On 17Jul2016 12:43, Chris Angelico <ros...@gmail.com> wrote:
On Sun, Jul 17, 2016 at 12:33 PM, Paul Rubin <no.email@nospam.invalid> wrote:
Chris Angelico <ros...@gmail.com> writes:
keep a reference to an element deep in the list, and insert a new
element in O(1) time at that point.
at the C level, wouldn't tracing the links cost massively more than
the occasional insertion too? I'm not sure O(1) is of value at any
size, if the costs of all your other operations go up.

I think the idea is that you're already deep in the list when you decide
to insert an element or do other surgery on the list.  An example might
be a lookup table with linear search, where you want to bring the LRU
item to the front of the list after finding it.  Really though, that's
an ugly thing to be doing in any language, and it definitely isn't
something that comes up much in Python.

Right, but how did you *get* that deep into the list? By following a
chain of pointers. That's a relatively costly operation, so the
benefit of not having to move all the following elements is damaged
some by the cost of chasing pointers to get there in the first place.

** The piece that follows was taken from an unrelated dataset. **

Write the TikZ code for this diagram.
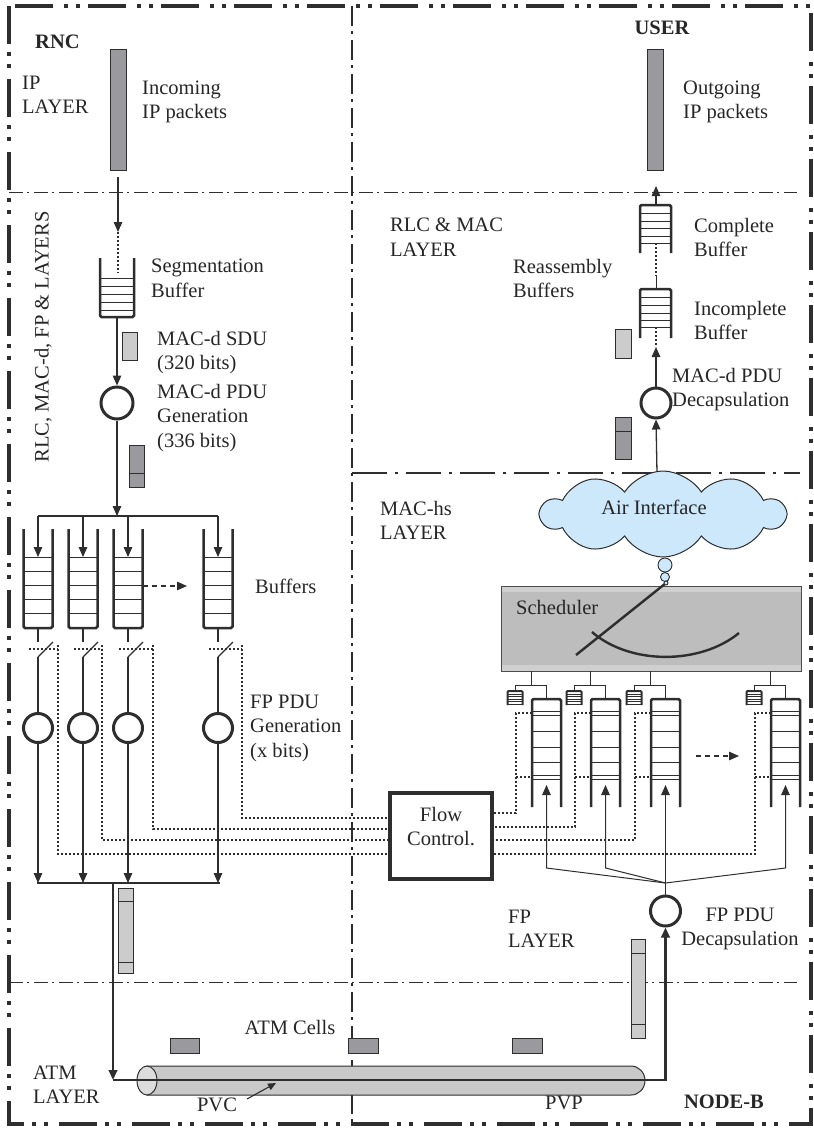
\documentclass[tikz,border=0pt]{standalone}
\usepackage{fontspec}
\setmainfont{Liberation Serif}
\usetikzlibrary{arrows.meta,shapes.symbols}
\definecolor{lc}{HTML}{2E2E2E}
\definecolor{tc}{HTML}{262626}
\definecolor{pkd}{HTML}{9A9A9E}
\definecolor{pkl}{HTML}{CCCCCC}
\definecolor{schg}{HTML}{BDBDBD}
\definecolor{schl}{HTML}{CFCFCF}
\definecolor{cloudc}{HTML}{CDE8FA}
\definecolor{pipec}{HTML}{C8C8C8}
\definecolor{pipee}{HTML}{DCDCDC}
\begin{document}
\begin{tikzpicture}[x=1pt,y=-1pt,
  ln/.style={draw=lc,line width=1.3pt},
  arr/.style={ln,-{Triangle[length=10pt,width=8.5pt]}},
  thk/.style={draw=lc,line width=2.4pt},
  tarr/.style={thk,-{Triangle[length=10pt,width=8.5pt]}},
  wall/.style={draw=lc,line width=2.5pt,rounded corners=1.5pt},
  slot/.style={draw=lc,line width=0.9pt},
  dots/.style={draw=lc,line width=2.1pt,dash pattern=on 2.1pt off 1.9pt},
  circ/.style={circle,draw=lc,line width=3pt,inner sep=0pt},
  pkt/.style={draw=lc,line width=1pt,inner sep=0pt},
  lbl/.style={inner sep=0pt,align=left,text=tc,font=\fontsize{20.5}{24.5}\selectfont},
  blbl/.style={inner sep=0pt,text=tc,font=\fontsize{20.5}{24.5}\selectfont\bfseries},
]
\useasboundingbox (0,0) rectangle (814,1128);
% ---------- frame and dividers ----------
\draw[draw=lc,line width=4.5pt,dash pattern=on 38pt off 8pt on 4pt off 8pt on 4pt off 11pt] (9,6) rectangle (811,1124);
\draw[draw=lc,line width=2.3pt,dash pattern=on 20pt off 5pt on 3pt off 6pt] (352,6) -- (352,1124);
\draw[draw=lc,line width=0.9pt,dash pattern=on 14pt off 4pt on 2pt off 5pt] (9,192) -- (797,192);
\draw[draw=lc,line width=0.9pt,dash pattern=on 14pt off 4pt on 2pt off 5pt] (9,982) -- (797,982);
\draw[draw=lc,line width=2.8pt,dash pattern=on 35pt off 8pt on 3pt off 8pt] (352,473) -- (800,473);

% ---------- labels ----------
\node[blbl,anchor=west] (rnc) at (35,42) {RNC};
\node[blbl] (user) at (662,28) {USER};
\node[lbl,anchor=west] (iplayer) at (22,95) {IP\\LAYER};
\node[lbl,anchor=west] (inctxt) at (142,102) {Incoming\\IP packets};
\node[lbl,anchor=west] (outtxt) at (683,102) {Outgoing\\IP packets};
\node[lbl,anchor=west] (segtxt) at (151,278.5) {Segmentation\\Buffer};
\node[lbl,anchor=west] (sdutxt) at (157,352.5) {MAC-d SDU\\(320 bits)};
\node[lbl,anchor=west] (pdutxt) at (157,418) {MAC-d PDU\\Generation\\(336 bits)};
\node[lbl,rotate=90] (rlctxt) at (43,337) {RLC, MAC-d, FP \& LAYERS};
\node[lbl,anchor=west] (rlcmac) at (390,237) {RLC \& MAC\\LAYER};
\node[lbl,anchor=west] (reass) at (513,278.5) {Reassembly\\Buffers};
\node[lbl,anchor=west] (comptxt) at (694,237.5) {Complete\\Buffer};
\node[lbl,anchor=west] (inctxt2) at (694,320.5) {Incomplete\\Buffer};
\node[lbl,anchor=west] (dectxt) at (672,389.5) {MAC-d PDU\\Decapsulation};
\node[lbl,anchor=west] (machs) at (380,520.5) {MAC-hs\\LAYER};
\node[lbl,anchor=west] (buftxt) at (255,586) {Buffers};
\node[lbl,anchor=west] (fpgen) at (250,728) {FP PDU\\Generation\\(x bits)};
\node[lbl,anchor=west] (fplayer) at (508,929) {FP\\LAYER};
\node[lbl,align=center] (fpdec) at (740,929) {FP PDU\\Decapsulation};
\node[lbl] (atmcells) at (290,1027) {ATM Cells};
\node[lbl,anchor=west] (atmlayer) at (33,1084.5) {ATM\\LAYER};

% ---------- RNC: IP and segmentation ----------
\node[pkt,fill=pkd,minimum width=16,minimum height=121] (inbar) at (118,109.5) {};
\coordinate (inA) at (118,177);
\coordinate (inB) at (118,232);
\coordinate (inC) at (118,273);
\draw[arr] (inA) -- (inB);
\draw[dots] (inB) -- (inC);
\draw[wall] (100,258) -- (100,317) -- (134,317) -- (134,258);
\foreach \y in {278,286,294,302,310} \draw[slot] (100,\y) -- (134,\y);
\coordinate (segb) at (117,317);
\node[circ,minimum size=32] (gen1) at (117,403) {};
\draw[arr] (segb) -- (gen1.north);
\node[pkt,fill=pkl,minimum width=15,minimum height=28] (sdu) at (129.5,346) {};
\node[pkt,fill=pkd,minimum width=15,minimum height=42] (pdu) at (136.5,466) {};
\draw[draw=lc,line width=1pt] (pdu.west |- 0,473) -- (pdu.east |- 0,473);
\coordinate (dist) at (117,516);
\draw[arr] (gen1.south) -- (dist);
\draw[ln] (38,516) -- (218,516);
\draw[ln,dash pattern=on 5pt off 4pt,-{Triangle[length=10pt,width=8.5pt]}] (143,586) -- (187,586);

\foreach \x/\dx/\yb in {38/20/854, 83/19/840, 128/25/829, 218/24/818} {
  \draw[arr] (\x,516) -- (\x,557);
  \draw[wall] (\x-14.5,529) -- (\x-14.5,628) -- (\x+14.5,628) -- (\x+14.5,529);
  \foreach \y in {557,571,585,599,613} \draw[slot] (\x-14.5,\y) -- (\x+14.5,\y);
  \draw[ln] (\x,628) -- (\x,642);
  \draw[ln] (\x,657) -- (\x+15,642);
  \node[circ,minimum size=29] (fg\x) at (\x,728) {};
  \draw[ln] (\x,657) -- (fg\x.north);
  \draw[arr] (fg\x.south) -- (\x,883);
  \draw[dots] (\x-9,649) -- (\x+\dx,649);
  \draw[dots] (\x+\dx,645) -- (\x+\dx,\yb) -- (389,\yb);
}
\draw[thk] (37,883) -- (220,883);
\node[pkt,fill=pkl,minimum width=15,minimum height=85] (fpl) at (125.5,930.5) {};
\draw[draw=lc,line width=1pt] (118,901) -- (133,901) (118,962) -- (133,962);

% ---------- flow control ----------
\node[draw=lc,line width=3.2pt,minimum width=102,minimum height=86,inner sep=0] (fc) at (441,836) {};
\node[lbl,align=center] (fctxt) at (441,826.5) {Flow\\Control.};

% ---------- USER side ----------
\node[pkt,fill=pkd,minimum width=16,minimum height=121] (outbar) at (655,109.5) {};
\draw[arr] (656,205) -- (656,186);
\draw[wall] (640,253) -- (640,205) -- (671,205) -- (671,253);
\foreach \y in {213,221,228,236,243} \draw[slot] (640,\y) -- (671,\y);
\draw[dots] (656,243) -- (656,276);
\draw[draw=lc,line width=1pt] (656,276) -- (656,289);
\draw[wall] (640,338) -- (640,289) -- (671,289) -- (671,338);
\foreach \y in {297,305,313,320,327} \draw[slot] (640,\y) -- (671,\y);
\draw[dots] (656,327) -- (656,347);
\node[circ,minimum size=30] (dec) at (656,403) {};
\draw[arr] (dec.north) -- (656,347);
\coordinate (airtop) at (657,473);
\draw[arr] (airtop) -- (dec.south);
\node[pkt,fill=pkl,minimum width=16,minimum height=29] (sdur) at (623,343.5) {};
\node[pkt,fill=pkd,minimum width=16,minimum height=42] (pdur) at (623,438) {};
\draw[draw=lc,line width=1pt] (615,431) -- (631,431);

% ---------- air interface and scheduler ----------
\node[cloud,cloud puffs=10,cloud puff arc=115,aspect=2.8,draw=lc,line width=1pt,fill=cloudc,minimum width=244,minimum height=86,inner sep=0pt] (air) at (663,514) {};
\node[lbl] (airtxt) at (654,507) {Air Interface};
\draw[draw=lc,line width=0.9pt,fill=cloudc] (665,565) circle[radius=7pt];
\draw[draw=lc,line width=0.9pt,fill=cloudc] (665,577) circle[radius=4.5pt];
\fill[schg] (501,586) rectangle (801,671);
\fill[schl] (501,586) rectangle (801,592);
\fill[schl] (501,665) rectangle (801,671);
\node[draw=gray!60!black,line width=1pt,minimum width=300,minimum height=85,inner sep=0] (sched) at (651,628.5) {};
\node[lbl,anchor=west] (schtxt) at (516,607) {Scheduler};
\draw[thk] (666,583) -- (576,655);
\draw[thk] (592,632) .. controls (630,665) and (700,665) .. (739,633);
\draw[draw=lc,line width=0.9pt,fill=cloudc] (666,583) circle[radius=2pt];

\foreach \xl/\yf in {532/813, 591/827, 651/840, 771/854} {
  \draw[draw=lc,line width=1pt] (\xl-1,671) -- (\xl-1,685);
  \draw[draw=lc,line width=1pt] (\xl-17,691) -- (\xl-17,685) -- (\xl+14.5,685) -- (\xl+14.5,699);
  \draw[draw=lc,line width=2pt,rounded corners=1pt] (\xl-24.5,705) -- (\xl-24.5,691) -- (\xl-9.5,691) -- (\xl-9.5,705);
  \foreach \y in {694,696.5,699,701.5,704} \draw[draw=lc,line width=0.9pt] (\xl-24.5,\y) -- (\xl-9.5,\y);
  \draw[wall] (\xl,807) -- (\xl,699) -- (\xl+29,699) -- (\xl+29,807);
  \foreach \y in {711,715,731,747,762,775,779} \draw[slot] (\xl,\y) -- (\xl+29,\y);
  \draw[dots] (\xl,713) -- (\xl-16,713) -- (\xl-16,\yf) -- (494,\yf);
  \draw[dots] (\xl-16,777) -- (\xl,777);
}
\draw[ln,dash pattern=on 5pt off 4pt,-{Triangle[length=10pt,width=8.5pt]}] (696,756) -- (739,756);

% ---------- FP decapsulation ----------
\node[circ,minimum size=30] (fpd) at (665.5,911) {};
\coordinate (conv) at (665.5,883);
\draw[draw=lc,line width=1pt] (fpd.north) -- (conv);
\draw[draw=lc,line width=1pt,-{Triangle[length=10pt,width=8.5pt]}] (conv) -- (665.5,785);
\draw[draw=lc,line width=1pt,-{Triangle[length=10pt,width=8.5pt]}] (conv) -- (546.5,868) -- (546.5,785);
\draw[draw=lc,line width=1pt,-{Triangle[length=10pt,width=8.5pt]}] (conv) -- (605.5,868) -- (605.5,785);
\draw[draw=lc,line width=1pt,-{Triangle[length=10pt,width=8.5pt]}] (conv) -- (785.5,868) -- (785.5,785);
\node[pkt,fill=pkl,minimum width=14,minimum height=99] (fpr) at (638,988.5) {};
\draw[draw=lc,line width=1pt] (631,953) -- (645,953) (631,1024) -- (645,1024);

% ---------- ATM ----------
\node[pkt,fill=pkd,minimum width=29,minimum height=15] (cell1) at (184.5,1045.5) {};
\node[pkt,fill=pkd,minimum width=30,minimum height=15] (cell2) at (363,1045.5) {};
\node[pkt,fill=pkd,minimum width=30,minimum height=15] (cell3) at (527,1045.5) {};
\draw[draw=lc,line width=1pt,fill=pipec] (147,1066) -- (631,1066) arc[start angle=90,end angle=-90,x radius=14pt,y radius=14.5pt] -- (147,1095) -- cycle;
\draw[draw=lc,line width=1pt,fill=pipee] (147,1080.5) ellipse[x radius=10pt,y radius=14.5pt];
\coordinate (fpjoin) at (113,883);
\coordinate (atmL) at (113,1080);
\coordinate (atmR) at (665.5,1080);
\draw[tarr] (fpjoin) -- (atmL);
\draw[tarr] (atmL) -- (atmR) -- (fpd.south);
\node[lbl] (pvc) at (217,1105) {PVC};
\draw[draw=lc,line width=1.1pt,-{Triangle[length=8pt,width=7pt]}] (247,1099) -- (276,1083);
\node[lbl] (pvp) at (564,1103) {PVP};
\node[blbl] (nodeb) at (724,1102) {NODE-B};
\end{tikzpicture}
\end{document}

No, you're assuming too much here. Consider:

 LL = LinkedList()
 item = LL.insert( (some, tuple, value) )
 ... do lots of stuff with the list ...
 ... now item refers to something that might be anywhere ...
 item.add_after( (context, for, a, new, item, in , the, list) )
 ...

and any number of other scenarios of similar nature: note a node in the list and get to done things at or near that node at an arbirary other time.

This applies to _any_ graph like data structure where nodes would have to be found by traversal.

Anyway, I'm not arguing that Pythons basic list type doesn't address a great many needs. I'm arguing that no one size fits all. The core strength of a linked list is O(1) insertion at any point, provided you have a reference to that point. Whether that is enough benefit depends on the use case.